CARACAS (Reuters) – Venezuela’s opposition will on Thursday seek to maintain pressure on isolated President Nicolas Maduro after congress chief Juan Guaido swore himself in as interim head of state with the support of nations around the region.
Guaido won diplomatic backing from the United States, Canada and right-leaning Latin American governments on Wednesday after declaring himself leader before ebullient supporters who thronged the streets of Caracas in hopes of change.
The European Union said the democratic will of Venezuelans “cannot be ignored” and called for the “civil rights, freedom and safety” of Guaido to be respected, but stopped short of recognizing him as leader.
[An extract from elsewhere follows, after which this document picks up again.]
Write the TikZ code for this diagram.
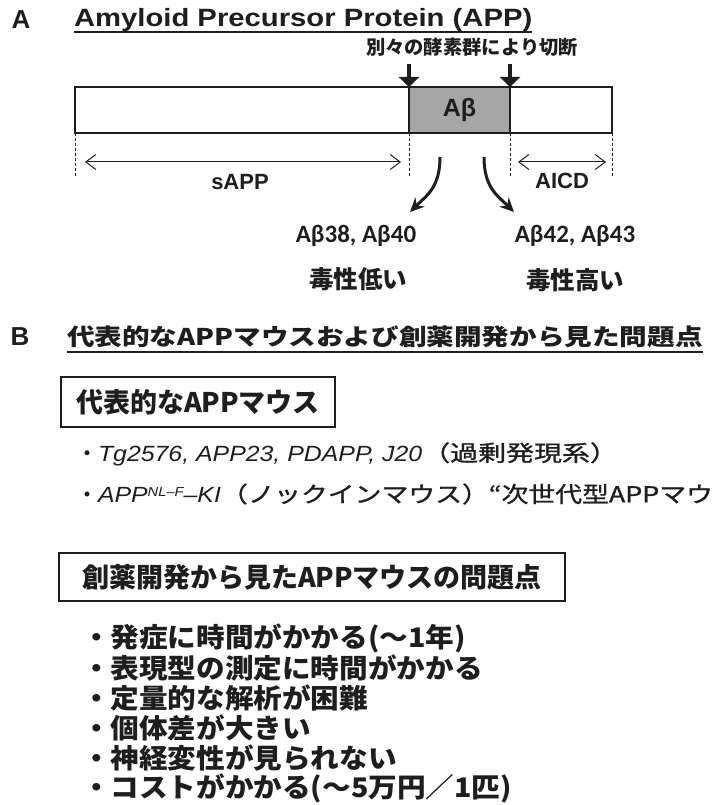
\documentclass[tikz,border=0pt]{standalone}
\usepackage{fontspec}
\usepackage{graphicx}
\usetikzlibrary{arrows.meta}
\setmainfont{Liberation Sans}
\newfontfamily\jp{Noto Sans CJK JP}
\newfontfamily\jpm{Noto Sans CJK JP}[FakeBold=1]
\newfontfamily\carl{Carlito}
\newcommand{\itx}[1]{\scalebox{1.06}[1]{#1}}
\definecolor{abgray}{RGB}{166,166,166}
\definecolor{ink}{RGB}{30,30,30}
\tikzset{
  txt/.style={inner sep=0pt, outer sep=0pt, text=ink},
  boxline/.style={draw=ink, line width=1.1pt, inner sep=0pt, outer sep=0pt, text=ink},
  cutarrow/.style={draw=ink, line width=4pt, -{Triangle[width=20pt,length=10pt]}},
  dimarrow/.style={draw=ink, line width=1pt, {Straight Barb[length=10pt,width=15pt]}-{Straight Barb[length=10pt,width=15pt]}},
  dashln/.style={draw=ink, line width=0.9pt, dash pattern=on 3pt off 2pt},
  curvarrow/.style={draw=ink, line width=3pt, -{Stealth[length=14pt,width=13pt]}},
  uline/.style={draw=ink, line width=1.8pt},
  itemtxt/.style={txt, anchor=west, font=\jp\bfseries\fontsize{27}{29}\selectfont},
  bultxt/.style={txt, anchor=west, font=\jpm\fontsize{22}{25}\selectfont},
  boxtxt/.style={boxline, font=\jp\bfseries\fontsize{27}{30}\selectfont},
  panellbl/.style={txt, font=\fontsize{26}{28}\selectfont\bfseries}
}
\begin{document}
\begin{tikzpicture}[x=1pt,y=-1pt]
\useasboundingbox (0,0) rectangle (712,805);
\fill[white] (0,0) rectangle (712,805);

% ---------- Section A ----------
\node[panellbl] (la) at (21,20) {A};
\node[txt, anchor=base west, font=\fontsize{25}{28}\selectfont\bfseries] (ta) at (74,27)
  {\scalebox{1.17}[1]{Amyloid Precursor Protein (APP)}};
\draw[uline] ([yshift=-5pt]ta.base west) -- ([yshift=-5pt]ta.base east);

\node[txt, font=\jp\bfseries\fontsize{19.3}{22}\selectfont] (cutlbl) at (472,47) {別々の酵素群により切断};

\node[boxline, minimum width=537pt, minimum height=46pt] (app) at (343.5,110) {};
\node[boxline, fill=abgray, minimum width=101pt, minimum height=46pt,
      font=\fontsize{25}{27}\selectfont\bfseries] (ab) at (459.5,110) {Aβ};

\coordinate (d1) at (409,64);
\coordinate (d2) at (510,64);
\draw[cutarrow] (d1) -- (d1 |- app.north);
\draw[cutarrow] (d2) -- (d2 |- app.north);

\draw[dashln] (app.south west) -- ++(0,43);
\draw[dashln] (ab.south west) -- ++(0,43);
\draw[dashln] (ab.south east) -- ++(0,43);
\draw[dashln] (app.south east) -- ++(0,43);

\coordinate (s1) at (85,162);
\coordinate (s2) at (401,162);
\draw[dimarrow] (s1) -- (s2);
\coordinate (a1) at (518,162);
\coordinate (a2) at (606,162);
\draw[dimarrow] (a1) -- (a2);

\node[txt, font=\fontsize{22}{24}\selectfont\bfseries] (sapp) at (240,182) {sAPP};
\node[txt, font=\fontsize{22}{24}\selectfont\bfseries] (aicd) at (562,181) {AICD};

\coordinate (cl0) at (440,157);
\coordinate (cl1) at (410,212);
\draw[curvarrow] (cl0) .. controls (440,188) and (426,196) .. (cl1);
\coordinate (cr0) at (484,157);
\coordinate (cr1) at (514,212);
\draw[curvarrow] (cr0) .. controls (484,188) and (498,196) .. (cr1);

\node[txt, font=\carl\fontsize{25}{27}\selectfont\bfseries] (abl) at (356,236) {Aβ38, Aβ40};
\node[txt, font=\carl\fontsize{25}{27}\selectfont\bfseries] (abh) at (575,236) {Aβ42, Aβ43};
\node[txt, font=\jp\bfseries\fontsize{24.5}{27}\selectfont] (toxl) at (358,279) {毒性低い};
\node[txt, font=\jp\bfseries\fontsize{24.5}{27}\selectfont] (toxh) at (575,280) {毒性高い};

% ---------- Section B ----------
\node[panellbl] (lb) at (20,337) {B};
\node[txt, anchor=west, font=\jp\bfseries\fontsize{23}{26}\selectfont] (tb) at (67,337)
  {\scalebox{1.2}[1]{代表的なAPPマウスおよび創薬開発から見た問題点}};
\draw[uline] ([yshift=-6pt]tb.base west) -- ([yshift=-6pt]tb.base east);

\node[boxtxt, minimum width=274pt, minimum height=50pt] (box1) at (198,402) {代表的なAPPマウス};

\node[bultxt] (bl1) at (76,454)
  {・{\rmfamily\itshape\scalebox{1.13}[1]{Tg2576, APP23, PDAPP, J20}}\scalebox{1.27}[1]{（過剰発現系）}};
\node[bultxt] (bl2) at (76,494)
  {・{\rmfamily\itshape\scalebox{1.13}[1]{APP\raisebox{6pt}{\fontsize{13}{13}\selectfont NL–F}–KI}}\scalebox{1.22}[1]{（ノックインマウス）“次世代型APPマウ}};

\node[boxtxt, minimum width=506pt, minimum height=48pt] (box2) at (312,577) {創薬開発から見たAPPマウスの問題点};

\node[itemtxt] (i1) at (82,638) {\itx{・発症に時間がかかる(～1年)}};
\node[itemtxt] (i2) at (82,668) {\itx{・表現型の測定に時間がかかる}};
\node[itemtxt] (i3) at (82,698) {\itx{・定量的な解析が困難}};
\node[itemtxt] (i4) at (82,728) {\itx{・個体差が大きい}};
\node[itemtxt] (i5) at (82,758) {\itx{・神経変性が見られない}};
\node[itemtxt] (i6) at (82,788) {\itx{・コストがかかる(～5万円／1匹)}};
\end{tikzpicture}
\end{document}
The 35-year-old industrial engineer, catapulted almost overnight to national leader, has promised free and fair elections, a transition government to revive the hyperinflation-riddled economy and an amnesty for military officers if they help push Maduro from power.
He faces the daunting task of pushing forward the transition plan without control over crucial state institutions and armed forces that have disavowed him.
Military commanders, including Defense Minister Vladimir Padrino, have so far promised to stick with socialist Maduro.
Russia, which has invested heavily in Venezuela’s oil industry and provided support to its armed forces, warned Washington against military intervention and said it would protect the country’s sovereignty.
Deputy Foreign Minister Sergei Ryabkov told Russian journal International Affairs that Moscow would defend the principle of non-interference in Venezuela’s affairs. He did not mention Maduro by name, but made clear Moscow backed his government.
Turkey took a similar line, with President Tayyip Erdogan calling Maduro to offer support.
Among investors holding defaulted debt issued by the government and state-run oil company PDVSA, the political developments fueled hopes that a resolution of the crisis might be coming closer.
Sovereign dollar and PDVSA PDVSA.UL bonds extended gains early on Thursday, having surged the previous day after Washington backed Guaido.
‘THE RIGHT TO CHOOSE’
Many opposition sympathizers are concerned Guaido could be arrested like other political activists, including his mentor Leopoldo Lopez, who remains under house arrest for his involvement in street protests in 2014.
“While it’s true that Guaido has been recognized internationally, the real power of the state is still in the hands of Nicolas Maduro,” said Ronal Rodriguez, a political science professor who focuses on Venezuela at Rosario University in Bogota.
With the country’s economy falling apart and annual inflation approaching 2 million percent, Maduro has relied extensively on the military to maintain power.
Foreign backing could allow Guaido to raise funds abroad to obtain food and medicine for a population struggling under economic crisis, Rodriguez said, but he would face challenges in getting goods through ports controlled by Maduro allies.
Guaido on Wednesday promised that humanitarian aid would be distributed with the oversight of congress.
He did not announce activities for the coming days.
Referring to Wednesday’s anti-government protests, the EU said Venezuela’s people had “massively called for democracy and the possibility to freely determine their own destiny. These voices cannot be ignored.
“The Venezuelan people have the right to peacefully demonstrate, to freely choose its leaders and decide its future,” the 28-nation bloc said in a statement.
The EU has imposed sanctions on Venezuela and boycotted Maduro’s swearing-in for a second term this month following a widely-boycotted election last year that many foreign governments called a sham.
It aims to set up an international contact group with South American nations in February to seek talks between Maduro and the opposition, which diplomats said would need to include Guaido.